Johanna tries to contact her mother when she returns, but her mother refuses to see or speak to her, often using Johanna’s sister Ruth as her spokesperson. And as the book continues Johanna finds her mind consumed more and more by thoughts of her mother, of difficult childhood memories, until Johanna finds herself outside her mother’s new home, almost stalking her and trying to force her mother to speak to her.
This is a novel about a difficult relationship between a mother and her daughter. About the importance of that particular relationship. There is a little exploration of her relationship with her sister, and a little about her son and her father, but it is about the female relationships in her life, overwhelmingly her mother. It is a book about grief – as the novel starts both Johanna and her mother have lost their husbands and are dealing with their grief over the loss of these men in their lives. But it is mostly about Johanna’s grief in losing her relationship with her mother, and in coming to terms with this loss and with her memories of what seems to have been a rather traumatic, controlled and difficult childhood.
Johanna talks about her responsibility for this relationship and her guilt over how her actions have affected her family – it is all her fault. She left the family in Norway, she left her first husband, she left her respectable career, she exhibited the works that caused her family so much pain. Her feelings of guilt are overwhelming at the start of the novel, and it is only as the book goes on that she starts to explore things that happened in her childhood to shape her, her life and the decisions she has made. We see Johanna working through her feelings throughout this book, attempting to bury her feelings and her relationship with her mother- digging up things from the past (on one occasion quite literally). Learning to let go.
The book explores the stories told about our lives (and childhoods), by our families and by us, and how they are constructed reality. Johanna spends a lot of time talking about what her mum must be like, what her mum and sister’s relationship must be like, what they must be doing right now, inventing conversations her mother and sister may be having. She thinks back to events in her childhood and realises her mum hid things from her or her father and sometimes lied to her father – her mother made Johanna out to have done things she didn’t, in her memory Johanna’s mother constructed Johanna’s reputation with the rest of her family, and must be doing the same now.

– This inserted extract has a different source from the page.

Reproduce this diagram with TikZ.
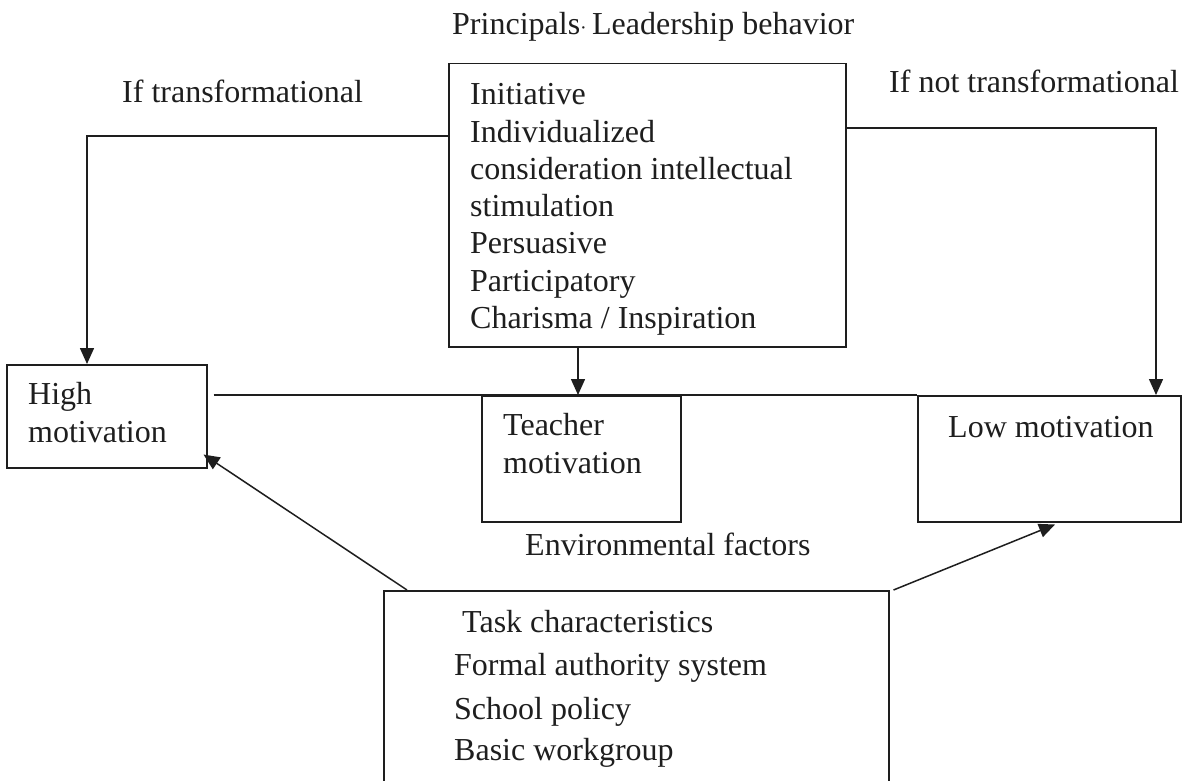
\documentclass[tikz,border=0pt]{standalone}
\usepackage{fontspec}
\setmainfont{Liberation Serif}
\usetikzlibrary{arrows.meta}
\definecolor{ink}{RGB}{30,30,30}
\begin{document}
\begin{tikzpicture}[x=1pt,y=-1pt,
  box/.style={draw=ink,line width=1.5pt,rectangle,inner sep=0pt,anchor=north west},
  txt/.style={anchor=base west,inner sep=0pt,text=ink,font=\fontsize{32}{38}\selectfont},
  wire/.style={draw=ink,line width=1.5pt},
  arr/.style={wire,-{Triangle[length=16pt,width=14pt]}}]
\useasboundingbox (0,0) rectangle (1188,781);
\clip (0,0) rectangle (1188,781);
\fill[white] (0,0) rectangle (1188,781);
% boxes
\node[box,minimum width=397pt,minimum height=283pt] (top) at (448,63) {};
\node[box,minimum width=200pt,minimum height=103pt] (high) at (6,364) {};
\node[box,minimum width=199pt,minimum height=126pt] (teacher) at (481,395) {};
\node[box,minimum width=263pt,minimum height=126pt] (low) at (917,395) {};
\node[box,minimum width=505pt,minimum height=260pt] (env) at (383,590) {};
% texts
\node[txt] (title) at (452,35) {Principals{\fontsize{20}{20}\selectfont·}\,Leadership behavior};
\node[txt] (iftr) at (122,103) {If transformational};
\node[txt] (ifnot) at (889,93) {If not transformational};
\foreach \t [count=\i from 0] in {Initiative,Individualized,consideration intellectual,stimulation,Persuasive,Participatory,Charisma / Inspiration}
  \node[txt] (lb\i) at (470,105+37.2*\i) {\t};
\node[txt] (high1) at (28,404) {High};
\node[txt] (high2) at (28,442) {motivation};
\node[txt] (teach1) at (503,435) {Teacher};
\node[txt] (teach2) at (503,473) {motivation};
\node[txt] (lowt) at (948,437) {Low motivation};
\node[txt] (envt) at (525,555) {Environmental factors};
\node[txt] (f1) at (462,632) {Task characteristics};
\node[txt] (f2) at (454,675) {Formal authority system};
\node[txt] (f3) at (454,719) {School policy};
\node[txt] (f4) at (454,760) {Basic workgroup};
% connectors
\coordinate (lturn) at (87,136);
\coordinate (rturn) at (1156,128);
\coordinate (mid) at (578,0);
\draw[arr] (top.west |- lturn) -| (lturn |- high.north);
\draw[arr] (top.east |- rturn) -| (rturn |- low.north);
\draw[arr] (top.south -| mid) -- (teacher.north -| mid);
\draw[wire] ([xshift=6pt]high.east |- low.north) -- (low.north west);
\draw[arr] ([xshift=24pt]env.north west) -- ([shift={(-4pt,14pt)}]high.south east);
\draw[arr] ([xshift=4pt]env.north east) -- ([shift={(138pt,-2pt)}]low.south west);
\end{tikzpicture}
\end{document}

I really liked Vigdis Hjorth’s writing style in this book. It is written without chapters but all in short sections (making it a really easy book to read in short chunks, but also, for me, one that kept me wanting to go on to the next page), some just a sentence or 2. The book reads a bit like these are Johanna’s diary entries, her stream of consciousness. She returns to same thought or idea a few times every now and then, as if processing that thought. This is a book about mental health- both Johanna’s and her mother’s. These are both damaged women, damaged by their childhoods, and about the realisation for Johanna that her mother had own childhood struggles that she had to deal with and that shaped her as much as her own childhood struggles shaped Johanna. The book is about how Johanna comes to terms with this childhood damage both hers and her mother’s when she herself is a Mother and Grandmother. Johanna wonders if she has passed any of this trauma on to her child.
I really enjoyed this book. Although it was dealing with basically the whole of her relationship with her mother, it is showing you one slice of time in Johanna’s life. It is a book dealing with a character’s internal life, about her relationship with one of the most significant people in her life, and only really about this one relationship. I think this book will stay with me for a while and I will come back to thinking about this book from time to time. I will absolutely look out for more books by this author, and would definitely recommend the book. I would give this book 4.5 out of 5 stars, and would say that this is one of my favourite books of the year.